Thursday, January 19, 2006

Crepes in the morning, Caribou before bed - Feasting Like a Tundra Queen

I continue to be broke. I could lament. I could worry. I could complain. I could get a job. Or, I could delve into the project of finding the entertainments of being broke. Not one to turn down entertainment, I’ve selected this last route. And let’s face it, my pantry was stocked for such pursuits.

I should confess that there is probably a family legacy or legend that I just might be trying to live out myself. If one were to settle down for a long chat with my mother (and, do trust me, chats with mum are rarely curt) about short finances and big hungers, my mother would revel in the opportunity to regale you with the culinary sprees and festivities of the 1970’s when my parents found much entertainment in being able to entertain crowds of buddies with the few pennies they had. College budgets that featured oysters, for example, though no one actually had any money. Widely popular dinner parties centered on the proceeds of late-Autumn and social gleanings of the fertile fields of the Willamette Valley. “Potlucks” in the sense that friends would drop off their contributions in the form of raw ingredients, and return in the evenings for the sculptured feasts that Mom would have elegantly heaped on candle-lit tables. There will be poignant examples.
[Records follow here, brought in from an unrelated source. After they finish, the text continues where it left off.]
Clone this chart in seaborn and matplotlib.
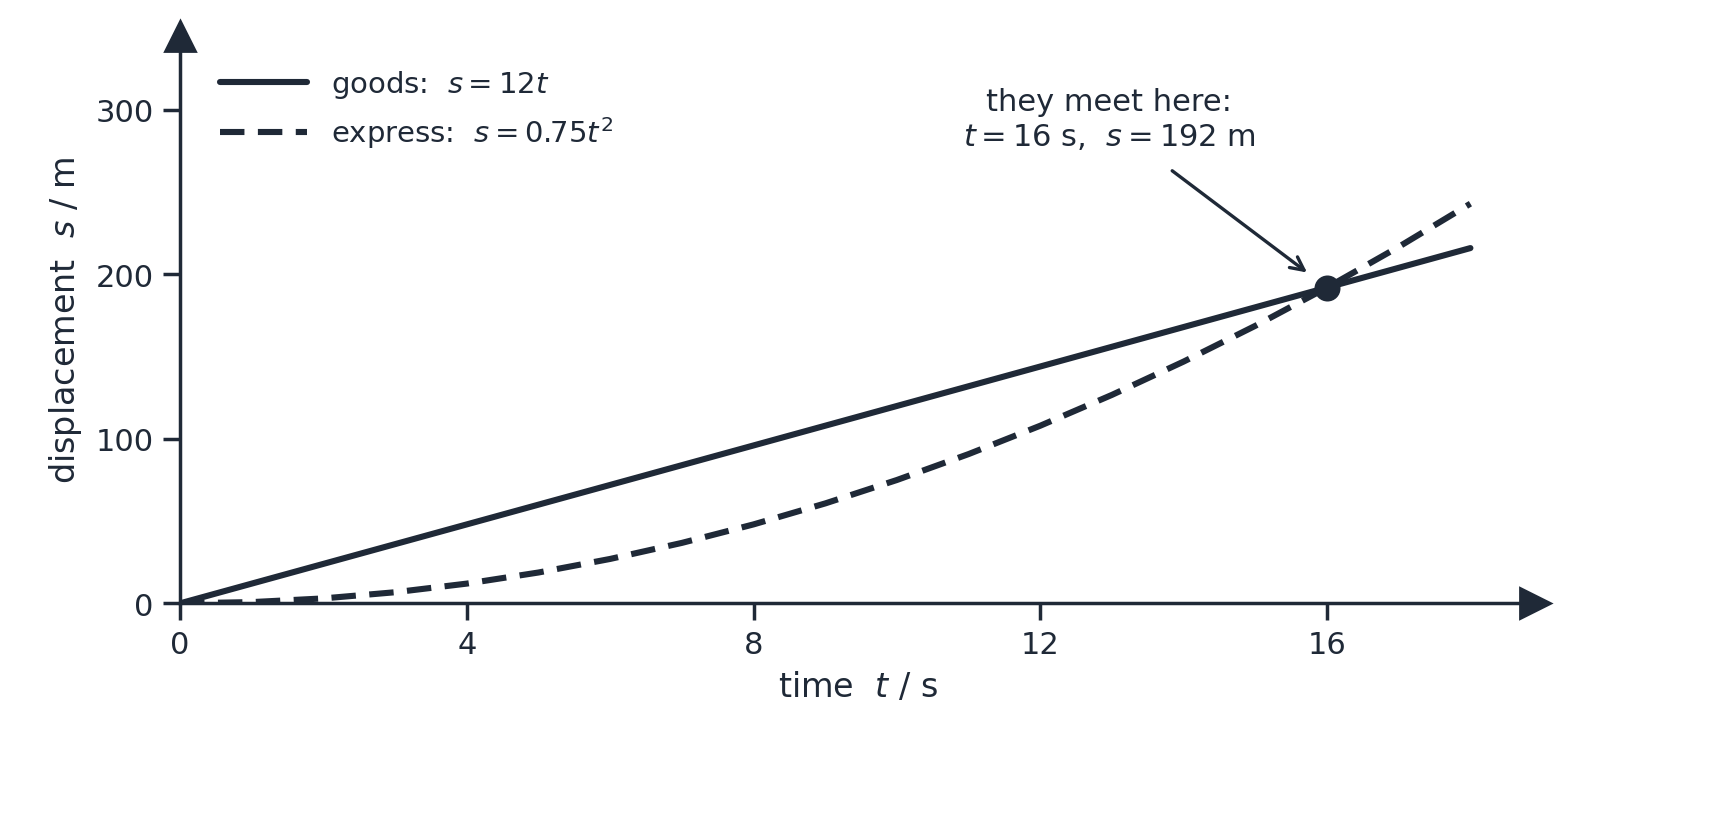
import numpy as np
import pandas as pd
import matplotlib
matplotlib.use("Agg")
import matplotlib.pyplot as plt
import seaborn as sns

# Werte (t in s, s in m)
t_values = [0, 1, 2, 3, 4, 5, 6, 7, 8, 9, 10, 11, 12, 13, 14, 15, 16, 17, 18]
goods_s = [0, 12, 24, 36, 48, 60, 72, 84, 96, 108, 120, 132, 144, 156, 168, 180, 192, 204, 216]
express_s = [0, 0.75, 3, 6.75, 12, 18.75, 27, 36.75, 48, 60.75, 75, 90.75, 108, 126.75, 147, 168.75, 192, 216.75, 243]
meet_t = [16]
meet_s = [192]
x_ticks = [0, 4, 8, 12, 16]
y_ticks = [0, 100, 200, 300]

ink = "#1f2937"

sns.set_theme(style="ticks")
plt.rcParams["font.family"] = ["DejaVu Sans"]
plt.rcParams["mathtext.fontset"] = "dejavusans"

df = pd.DataFrame({"t": t_values, "goods": goods_s, "express": express_s})

fig, ax = plt.subplots(figsize=(8.575, 4.1), dpi=200)
fig.subplots_adjust(left=0.105, right=0.895, bottom=0.263, top=0.955)

sns.lineplot(data=df, x="t", y="goods", ax=ax, color=ink, lw=2.2,
             label=r"goods:  $s = 12t$")
sns.lineplot(data=df, x="t", y="express", ax=ax, color=ink, lw=2.2,
             linestyle=(0, (4, 2.2)), label=r"express:  $s = 0.75t^2$")
ax.scatter(meet_t, meet_s, s=70, color=ink, zorder=5)

ax.text(12.96, 275, "they meet here:\n" + r"$t = 16$ s,  $s = 192$ m",
        ha="center", va="bottom", fontsize=11, color=ink)
ax.annotate("", xy=(16, 192), xytext=(13.84, 263),
            arrowprops=dict(arrowstyle="->", color=ink, lw=1.2,
                            shrinkA=0, shrinkB=9))

ax.set_xlim(0, 18.9)
ax.set_ylim(0, 345)
ax.set_xticks(x_ticks)
ax.set_yticks(y_ticks)
ax.set_xlabel(r"time  $t$ / s", fontsize=12, color=ink)
ax.set_ylabel(r"displacement  $s$ / m", fontsize=12, color=ink)
ax.tick_params(colors=ink, labelsize=11)
for side in ["top", "right"]:
    ax.spines[side].set_visible(False)
for side in ["left", "bottom"]:
    ax.spines[side].set_color(ink)
ax.plot(1, 0, ">", transform=ax.get_yaxis_transform(), clip_on=False,
        color=ink, ms=11)
ax.plot(0, 1, "^", transform=ax.get_xaxis_transform(), clip_on=False,
        color=ink, ms=11)

leg = ax.legend(loc="upper left", frameon=False, fontsize=10.5,
                handlelength=3, bbox_to_anchor=(0.01, 0.99))
for txt in leg.get_texts():
    txt.set_color(ink)

fig.savefig("out.png", dpi=200)
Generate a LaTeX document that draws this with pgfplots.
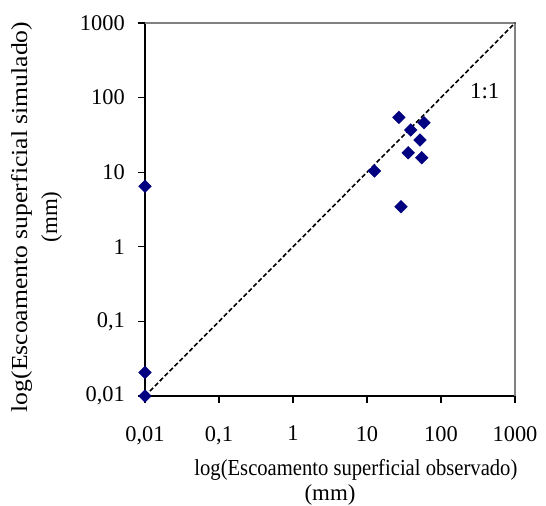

Mom, for example, may open up to you and talk about how she painfully struggled to come to grips with the loss of her first baby…how she made great strides in doing so by using her baby’s unusable baby formula to make a feast of pumpkin custards. Even today, she will undoubtedly tell you, Mom takes much pride and happiness in the impromptu visits of long-time friends with hefty chunks of game meat. She rarely has to buy her own meat, and her social calendar is filled with her own impromptu visits when she drops off a dinner platter featuring the gifted game at the home of the giftor.

Apples don’t fall far from the tree.

I am stretching my pennies by resorting to the grocery store for only a few daily-necessary ingredients: water, milk, butter, eggs. The rest is coming from our friends and neighbors, our pantry and our freezer. The bread – I’m kneading it here at home, and doing my cartwheels of glee as the perfume of baking bread warms up our home on those especially cold days. (As a little side note/question: it must mean that I’m becoming more and more Alaskan with each day, as temperatures above 7 degrees seem to me “especially warm.” The humour of the fact that our house is heated to 70 degrees, yet there is frost on the INSIDE of all the windows, probably extends beyond geographical boundaries.) Meat – we’re dining like kings on homemade elk sausage, moose ragu served up as a homemade lasagna baked in a large cast-iron skillet (in proportions big enough to guarantee that thicks slabs of it will be delivered to neighbors and friends the next morning), ground caribou prepared as Albondigas a’ la Rooney (i.e. mixed with parmigiano, fresh herbs, and pine nuts to form meatballs, which are then braised in tomatoes stewed with Guinness and red wine). Our weekend brunches: eggs and toast, with the elk breakfast sausages we made together and the homemade bread. The snacks that I pack up for J. when he goes snow-go’s up and down, and over and all about, or for when he goes out to one of the villages where he camps out in a school gymnasium (there being no hotels or motels) – homemade bierocks stuffed with stewed meat and vegetables. In fact, I make a point of making sure that J. always has enough stash of homemade goodies to feed 4 people stuffed into the “hotdogger.” And I send J. off to work with a little brown bag of sugared crepes, a little note to say that his girlfriend and dogs are thinking fond thoughts of him as we devise a creative dinner.

Sure – I should probably get a job sometime. I’ve so magically, and with such ease!, gone from work-focused corporate attorney to domestic overdose. And I will. I have to. But in the meantime, we feast likes king and queen of the tundra – and I’ve only spent $20 in the past 2 weeks!